The Widal Test’s propensity for erroneous results is obfuscating India’s typhoid burden, increasing expenses, and risking more antimicrobial resistance.


GS II: Science and technology

Widal Test Overview:

  • The Widal test is employed to diagnose typhoid fever, a bacterial infection caused by Salmonella Typhi, commonly transmitted through contaminated food or water.
  • Symptoms of typhoid fever include fatigue, high fever, headache, diarrhoea or constipation, abdominal pain, weight loss, and red spots, which overlap with other infections, complicating diagnosis without proper testing.
  • The test detects antibodies produced by the immune system against Salmonella Typhi in the patient’s blood sample.
  • It aids in diagnosing current or recent infections and determining previous exposure to typhoid.
  • Being a point-of-care test, it does not require specialized skills or infrastructure for implementation.
  • Developed in the late 1800s by a French physician, the Widal test has limitations and is no longer widely used due to its shortcomings, as highlighted by the World Health Organization (WHO).
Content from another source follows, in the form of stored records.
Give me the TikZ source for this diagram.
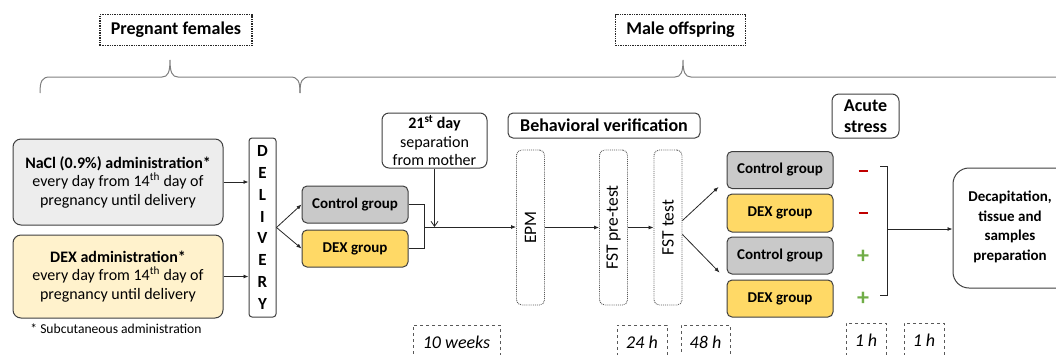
\documentclass[tikz,border=0pt]{standalone}
\usepackage{fontspec}
\setmainfont{Carlito}
\usetikzlibrary{arrows.meta}
\definecolor{bordc}{HTML}{3F3F3F}
\definecolor{naclfill}{HTML}{EDEDED}
\definecolor{dexadm}{HTML}{FFF2CC}
\definecolor{ctrlfill}{HTML}{C9C9C9}
\definecolor{dexfill}{HTML}{FFD966}
\definecolor{minusred}{HTML}{C00000}
\definecolor{plusgreen}{HTML}{70AD47}
\definecolor{bracecol}{HTML}{7F7F7F}
\definecolor{linecol}{HTML}{262626}
\definecolor{dashcol}{HTML}{595959}
\newcommand{\fsz}[2]{\fontsize{#1}{#2}\selectfont}
\newcommand{\minussign}{\rule[0pt]{9pt}{2.8pt}}
\begin{document}
\begin{tikzpicture}[x=1pt,y=-1pt,
  box/.style={draw=bordc, line width=1pt, rounded corners=8pt, align=center, inner sep=0pt},
  grpbox/.style={box, rounded corners=5pt, minimum width=106pt, minimum height=37pt, font=\fsz{15}{17}\bfseries},
  dotbox/.style={draw=dashcol, densely dotted, line width=0.9pt, rounded corners=5pt, minimum width=28pt, minimum height=155pt, inner sep=0pt},
  vlabel/.style={rotate=90, inner sep=0pt, font=\fsz{17.5}{20}},
  titlebox/.style={draw=linecol, densely dotted, line width=1.4pt, inner sep=0pt, font=\fsz{18}{20}\bfseries},
  timebox/.style={draw=dashcol, dashed, line width=0.8pt, inner sep=0pt, font=\fsz{18}{20}\itshape},
  sign/.style={font=\fsz{24}{24}\bfseries, inner sep=0pt},
  arr/.style={draw=linecol, line width=0.8pt, -{Latex[length=5pt,width=4pt]}},
  conn/.style={draw=linecol, line width=0.8pt},
  openarr/.style={draw=linecol, line width=0.8pt, -{Straight Barb[length=5pt,width=7pt]}},
  brace/.style={draw=bracecol, line width=1pt}
]
\useasboundingbox (0,0) rectangle (1056,354);
\clip (0,0) rectangle (1056,354);

% titles
\node[titlebox, minimum width=152pt, minimum height=31pt] (preg) at (176,30) {Pregnant females};
\node[titlebox, minimum width=130pt, minimum height=31pt] (male) at (680.5,30) {Male offspring};

% braces
\draw[brace] (40,93) .. controls (40,81) and (42,77) .. (50,77) -- (162,77)
  .. controls (168,77) and (170,72) .. (170,60) .. controls (170,72) and (172,77) .. (178,77)
  -- (290,77) .. controls (298,77) and (300,81) .. (300,93);
\draw[brace] (300,93) .. controls (300,81) and (302,77) .. (310,77) -- (675,77)
  .. controls (681,77) and (683,72) .. (683,60) .. controls (683,72) and (685,77) .. (691,77)
  -- (1060,77);

% left boxes
\node[box, fill=naclfill, minimum width=210pt, minimum height=86pt, font=\fsz{16}{18.5}] (nacl) at (118,182)
  {\textbf{NaCl (0.9\%) administration*}\\every day from 14\textsuperscript{th} day of\\pregnancy until delivery};
\node[box, fill=dexadm, minimum width=210pt, minimum height=83pt, font=\fsz{16}{18.5}] (dexadm) at (118,276.5)
  {\textbf{DEX administration*}\\every day from 14\textsuperscript{th} day of\\pregnancy until delivery};
\node[inner sep=0pt, font=\fsz{13.6}{15}] (subc) at (116,329) {* Subcutaneous administration};

\node[box, rounded corners=3pt, minimum width=27pt, minimum height=179pt, font=\fsz{17}{21.9}\bfseries] (deliv) at (262.5,227.5)
  {D\\E\\L\\I\\V\\E\\R\\Y};

\draw[arr] (nacl.east) -- (nacl.east -| deliv.west);
\draw[arr] (dexadm.east) -- (dexadm.east -| deliv.west);

% first groups
\node[grpbox, fill=ctrlfill] (c1) at (355,204.5) {Control group};
\node[grpbox, fill=dexfill] (d1) at (355,248.5) {DEX group};
\draw[arr] (deliv.east) -- (c1.west);
\draw[arr] (deliv.east) -- (d1.west);

\node[box, rounded corners=7pt, minimum width=105pt, minimum height=55pt, font=\fsz{16}{18.5}] (day) at (434.5,140.5)
  {\textbf{21\textsuperscript{st} day}\\separation\\from mother};

\coordinate (j1) at (424,227);
\draw[conn] (c1.east) -- (c1.east -| j1) -- (d1.east -| j1) -- (d1.east);

% behavioural
\node[box, rounded corners=5pt, minimum width=192pt, minimum height=25pt, font=\fsz{18}{20}\bfseries] (behav) at (604,125.5) {Behavioral verification};
\node[dotbox] (epm) at (530.5,227.5) {};
\node[vlabel] at (epm.center) {EPM};
\node[dotbox] (fstp) at (613.5,227.5) {};
\node[vlabel] at (fstp.center) {FST pre-test};
\node[dotbox] (fstt) at (668,227.5) {};
\node[vlabel] at (fstt.center) {FST test};

\draw[arr] (j1) -- (j1 -| epm.west);
\draw[openarr] (day.south) -- (day.south |- j1);
\draw[arr] (epm.east) -- (fstp.west);
\draw[arr] (fstp.east) -- (fstt.west);

% second groups
\node[box, rounded corners=7pt, minimum width=67pt, minimum height=44pt, font=\fsz{18}{21}\bfseries] (acute) at (865.5,116) {Acute\\stress};
\node[grpbox, fill=ctrlfill] (c2) at (780,170) {Control group};
\node[grpbox, fill=dexfill, minimum height=38pt] (d2) at (780,213) {DEX group};
\node[grpbox, fill=ctrlfill] (c3) at (780,255.5) {Control group};
\node[grpbox, fill=dexfill] (d3) at (780,298.5) {DEX group};

\draw[arr] ([yshift=7pt]fstt.east) -- ([xshift=-8pt,yshift=2pt]c2.south west);
\draw[arr] ([yshift=-7pt]fstt.east) -- ([xshift=-7pt,yshift=2pt]c3.south west);

\node[sign, text=minusred] (m1) at (863,171) {\minussign};
\node[sign, text=minusred] (m2) at (863,213) {\minussign};
\node[sign, text=plusgreen] (p1) at (863,257) {+};
\node[sign, text=plusgreen] (p2) at (863,299) {+};

\coordinate (bt) at (880,166);
\coordinate (bb) at (880,295);
\coordinate (j2) at (887,229);
\draw[conn] (bt) -- (bt -| j2) -- (bb -| j2) -- (bb);

\node[box, rounded corners=16pt, minimum width=130pt, minimum height=120pt] (decap) at (1018,228) {};
\node[align=center, inner sep=0pt, font=\fsz{15}{19.5}\bfseries] (decaptxt) at (1010,227)
  {Decapitation,\\tissue and\\samples\\preparation};
\draw[arr] (j2) -- (j2 -| decap.west);

% time boxes
\node[timebox, minimum width=87pt, minimum height=34pt] (t1) at (456.5,342) {10 weeks};
\node[timebox, minimum width=50pt, minimum height=34pt] (t2) at (642,342) {24 h};
\node[timebox, minimum width=49pt, minimum height=34pt] (t3) at (705.5,342) {48 h};
\node[timebox, minimum width=40pt, minimum height=34pt] (t4) at (866,340) {1 h};
\node[timebox, minimum width=40pt, minimum height=34pt] (t5) at (924,340) {1 h};
\end{tikzpicture}
\end{document}
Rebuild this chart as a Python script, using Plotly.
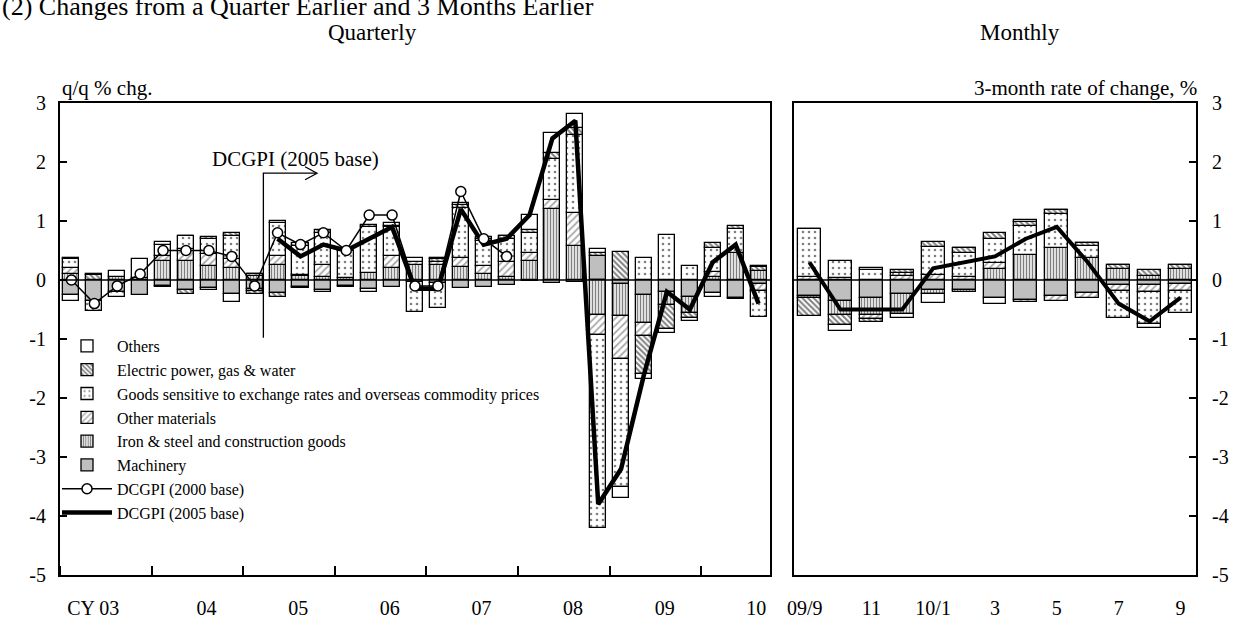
import plotly.graph_objects as go

# ---------------- data ----------------
# Quarterly: 2003Q1 .. 2010Q3 (31 quarters), contributions in q/q % chg.
q_machinery = [-0.25, -0.35, -0.20, -0.25, -0.10, -0.17, -0.14, -0.24, -0.15, -0.22, -0.12, -0.17, -0.10, -0.15, -0.12, -0.04,
               -0.05, -0.14, -0.12, -0.08, -0.02, -0.05, -0.03, 0.40, -0.06, -0.25, -0.20, -0.28, -0.22, -0.30, -0.06]
q_iron = [0.10, 0.00, 0.05, 0.03, 0.33, 0.33, 0.24, 0.20, 0.06, 0.25, 0.06, 0.05, 0.04, 0.12, 0.20, 0.25,
          0.25, 0.22, 0.10, 0.05, 0.33, 1.21, 0.57, -0.60, -0.55, -0.48, -0.23, -0.28, 0.05, 0.45, 0.15]
q_othermat = [0.10, 0.00, 0.00, 0.00, 0.07, 0.20, 0.20, 0.15, 0.05, 0.15, 0.02, 0.20, 0.00, 0.00, 0.20, 0.05,
              0.05, 0.15, 0.13, 0.25, 0.12, 0.14, 0.56, -0.33, -0.73, -0.22, 0.00, 0.00, 0.08, 0.00, -0.12]
q_goods = [0.15, -0.17, -0.08, 0.00, 0.20, 0.22, 0.25, 0.40, -0.03, 0.57, 0.50, 0.55, 0.45, 0.78, 0.50, -0.50,
           -0.42, 0.85, 0.43, 0.40, 0.34, 0.70, 1.33, -3.28, -2.17, 0.38, 0.77, 0.23, 0.42, 0.41, -0.45]
q_electric = [0.03, 0.08, 0.00, 0.00, -0.02, -0.07, 0.04, 0.04, -0.05, -0.06, 0.04, 0.04, 0.03, 0.03, 0.02, 0.00,
              0.05, 0.05, 0.04, 0.05, 0.05, 0.10, 0.11, 0.06, 0.48, -0.65, -0.40, -0.08, 0.07, 0.05, 0.07]
q_others = [-0.10, 0.02, 0.10, 0.33, 0.05, 0.00, -0.03, -0.14, 0.00, 0.03, -0.02, -0.04, -0.02, -0.05, 0.05, 0.08,
            0.03, 0.03, 0.03, 0.00, 0.26, 0.34, 0.24, 0.06, -0.18, -0.07, -0.06, -0.06, -0.06, -0.03, 0.02]
# DCGPI (2000 base): 2003Q1 .. 2007Q4
dcgpi_2000 = [0.0, -0.4, -0.1, 0.1, 0.5, 0.5, 0.5, 0.4, -0.1, 0.8, 0.6, 0.8, 0.5, 1.1, 1.1, -0.1, -0.1, 1.5, 0.7, 0.4]
# DCGPI (2005 base): 2005Q2 .. 2010Q3
dcgpi_2005 = [0.7, 0.4, 0.6, 0.5, 0.7, 0.9, -0.15, -0.15, 1.2, 0.6, 0.7, 1.1, 2.4, 2.7, -3.8, -3.2, -1.6, -0.2, -0.5, 0.3, 0.6, -0.4]
dcgpi_2005_start = 9  # index of 2005Q2

q_year_labels = ["CY 03", "04", "05", "06", "07", "08", "09", "10"]

# Monthly: 2009/9 .. 2010/9 (13 months), 3-month rate of change
m_machinery = [-0.27, -0.36, -0.31, -0.23, -0.17, -0.17, -0.31, -0.34, -0.27, -0.22, -0.08, -0.09, -0.06]
m_iron = [-0.04, -0.24, -0.29, -0.34, -0.07, -0.04, 0.19, 0.43, 0.54, 0.37, 0.19, 0.06, 0.18]
m_othermat = [0.05, 0.03, -0.06, 0.06, 0.09, 0.05, 0.09, -0.03, -0.08, -0.09, -0.11, -0.11, -0.13]
m_goods = [0.82, 0.30, 0.17, 0.06, 0.47, 0.41, 0.42, 0.49, 0.58, 0.20, -0.46, -0.54, -0.37]
m_electric = [-0.30, -0.17, -0.05, 0.05, 0.08, 0.08, 0.10, 0.06, 0.06, 0.05, 0.06, 0.11, 0.08]
m_others = [0.00, -0.09, 0.04, -0.07, -0.15, 0.00, -0.09, 0.04, 0.00, 0.00, 0.01, -0.08, 0.00]
m_dcgpi = [0.3, -0.5, -0.5, -0.5, 0.2, 0.3, 0.4, 0.7, 0.9, 0.3, -0.4, -0.7, -0.3]
m_labels = ["09/9", "11", "10/1", "3", "5", "7", "9"]

y_ticks = [-5, -4, -3, -2, -1, 0, 1, 2, 3]

# ---------------- figure ----------------
FONT = "Liberation Serif, Times New Roman, serif"
W, H = 1234, 622
ML, MR, MT, MB = 60, 38, 103, 47
PW, PH = W - ML - MR, H - MT - MB


def px_x(px):
    return (px - ML) / PW


def px_y(py):
    return (H - MB - py) / PH


nq = len(q_machinery)
nm = len(m_machinery)
qx = list(range(nq))
mx = list(range(nm))

styles = {
    "Machinery": dict(color="#bfbfbf"),
    "Iron & steel and construction goods": dict(color="white", pattern=dict(shape="|", fgcolor="black", bgcolor="white", size=3, solidity=0.5)),
    "Other materials": dict(color="white", pattern=dict(shape="/", fgcolor="#555555", bgcolor="white", size=5, solidity=0.35)),
    "Goods sensitive to exchange rates and overseas commodity prices": dict(color="white", pattern=dict(shape=".", fgcolor="black", bgcolor="white", size=6, solidity=0.15)),
    "Electric power, gas & water": dict(color="white", pattern=dict(shape="\\", fgcolor="black", bgcolor="white", size=4, solidity=0.5)),
    "Others": dict(color="white"),
}

q_series = [q_machinery, q_iron, q_othermat, q_goods, q_electric, q_others]
m_series = [m_machinery, m_iron, m_othermat, m_goods, m_electric, m_others]
names = list(styles.keys())

fig = go.Figure()

# lines first so that reversed legend order puts them last
fig.add_trace(go.Scatter(
    x=qx[dcgpi_2005_start:dcgpi_2005_start + len(dcgpi_2005)], y=dcgpi_2005,
    mode="lines", name="DCGPI (2005 base)", line=dict(color="black", width=4.5),
    xaxis="x", yaxis="y"))
fig.add_trace(go.Scatter(
    x=qx[:len(dcgpi_2000)], y=dcgpi_2000, mode="lines+markers", name="DCGPI (2000 base)",
    line=dict(color="black", width=1.5),
    marker=dict(symbol="circle", size=10, color="white", line=dict(color="black", width=1.5)),
    xaxis="x", yaxis="y"))

for name, vals in zip(names, q_series):
    st = styles[name]
    fig.add_trace(go.Bar(
        x=qx, y=vals, name=name, width=0.7,
        marker=dict(line=dict(color="black", width=1.3), **st),
        xaxis="x", yaxis="y"))

for name, vals in zip(names, m_series):
    st = styles[name]
    fig.add_trace(go.Bar(
        x=mx, y=vals, name=name, width=0.74, showlegend=False,
        marker=dict(line=dict(color="black", width=1.3), **st),
        xaxis="x2", yaxis="y2"))

fig.add_trace(go.Scatter(
    x=mx, y=m_dcgpi, mode="lines", showlegend=False, line=dict(color="black", width=4),
    xaxis="x2", yaxis="y2"))

axis_font = dict(family=FONT, size=20, color="black")
common_axis = dict(showline=True, linecolor="black", linewidth=2, mirror=True,
                   showgrid=False, zeroline=False, tickfont=axis_font)

q_tickvals = [0.95] + [4 * k + 1.9 for k in range(1, len(q_year_labels))]
m_tickvals = [-0.15] + [2 * k for k in range(1, len(m_labels))]

fig.update_layout(
    width=W, height=H,
    margin=dict(l=ML, r=MR, t=MT, b=MB, autoexpand=False),
    paper_bgcolor="white", plot_bgcolor="white",
    font=dict(family=FONT, color="black"),
    barmode="relative",
    bargap=0,
    xaxis=dict(domain=[0, px_x(770)], range=[-0.5, nq - 0.5], tickmode="array",
               tickvals=q_tickvals, ticktext=q_year_labels, ticks="",
               ticklabelstandoff=14,
               minor=dict(tickmode="array", tickvals=[4 * k - 0.5 for k in range(0, 8)],
                          ticks="inside", ticklen=9, tickwidth=1.5, tickcolor="black"),
               **common_axis),
    yaxis=dict(domain=[0, 1], range=[-5, 3], tickmode="array", tickvals=y_ticks,
               ticktext=[str(v) for v in y_ticks], ticks="inside", ticklen=7, tickwidth=1.5,
               tickcolor="black", ticklabelstandoff=8, **common_axis),
    xaxis2=dict(domain=[px_x(794), 1], range=[-0.5, nm - 0.5], anchor="y2", tickmode="array",
                tickvals=m_tickvals, ticktext=m_labels, ticks="", ticklabelstandoff=14,
                **common_axis),
    yaxis2=dict(domain=[0, 1], range=[-5, 3], anchor="x2", side="right", tickmode="array",
                tickvals=y_ticks, ticktext=[str(v) for v in y_ticks], ticks="inside",
                ticklen=7, tickwidth=1.5, tickcolor="black", ticklabelstandoff=10, **common_axis),
    legend=dict(x=px_x(57), y=px_y(329), xanchor="left", yanchor="top",
                traceorder="reversed", bgcolor="rgba(0,0,0,0)", borderwidth=0,
                font=dict(family=FONT, size=16, color="black"), itemwidth=50,
                tracegroupgap=0),
    showlegend=True,
)

# zero lines on top of the bars
for xr, yr in (("x domain", "y"), ("x2 domain", "y2")):
    fig.add_shape(type="line", xref=xr, yref=yr, x0=0, x1=1, y0=0, y1=0,
                  line=dict(color="black", width=1.5), layer="above")

# DCGPI (2005 base) marker: vertical line + arrow
fig.add_shape(type="path", xref="x", yref="y", path="M 8.38,-0.98 L 8.38,1.81 L 10.7,1.81",
              line=dict(color="black", width=1.3))
fig.add_shape(type="path", xref="x", yref="y", path="M 10.2,1.92 L 10.72,1.81 L 10.2,1.70",
              line=dict(color="black", width=1.3))

annots = [
    dict(text="(2) Changes from a Quarter Earlier and 3 Months Earlier", x=px_x(0), y=px_y(6),
         xanchor="left", yanchor="middle", size=26),
    dict(text="Quarterly", x=px_x(372), y=px_y(32), xanchor="center", yanchor="middle", size=23),
    dict(text="Monthly", x=px_x(1020), y=px_y(32), xanchor="center", yanchor="middle", size=23),
    dict(text="q/q % chg.", x=px_x(60), y=px_y(88), xanchor="left", yanchor="middle", size=21),
    dict(text="3-month rate of change, %", x=px_x(1199), y=px_y(88), xanchor="right", yanchor="middle", size=21),
    dict(text="DCGPI (2005 base)", x=px_x(295), y=px_y(159), xanchor="center", yanchor="middle", size=21),
]
for a in annots:
    fig.add_annotation(text=a["text"], x=a["x"], y=a["y"], xref="paper", yref="paper",
                       xanchor=a["xanchor"], yanchor=a["yanchor"], showarrow=False,
                       font=dict(family=FONT, size=a["size"], color="black"))

fig.write_html("out.html", config={"displayModeBar": False},
               post_script="document.body.style.margin='0';")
Limitations of the Widal Test:

  • A single positive result does not definitively confirm a typhoid infection, nor does a negative result exclude it.
  • Diagnosis of an active infection typically requires testing of at least two serum samples taken 7-14 days apart to detect changes in antibody concentrations, which can be challenging and time-consuming.
  • In regions with a high typhoid burden, baseline antibody levels may be present, complicating result interpretation without established cutoff values.
  • Reagents used in the Widal test may cross-react with antibodies from other infections or vaccinations, leading to false positives.
  • Previous antibiotic therapy can alter antibody levels, potentially yielding false-negative results.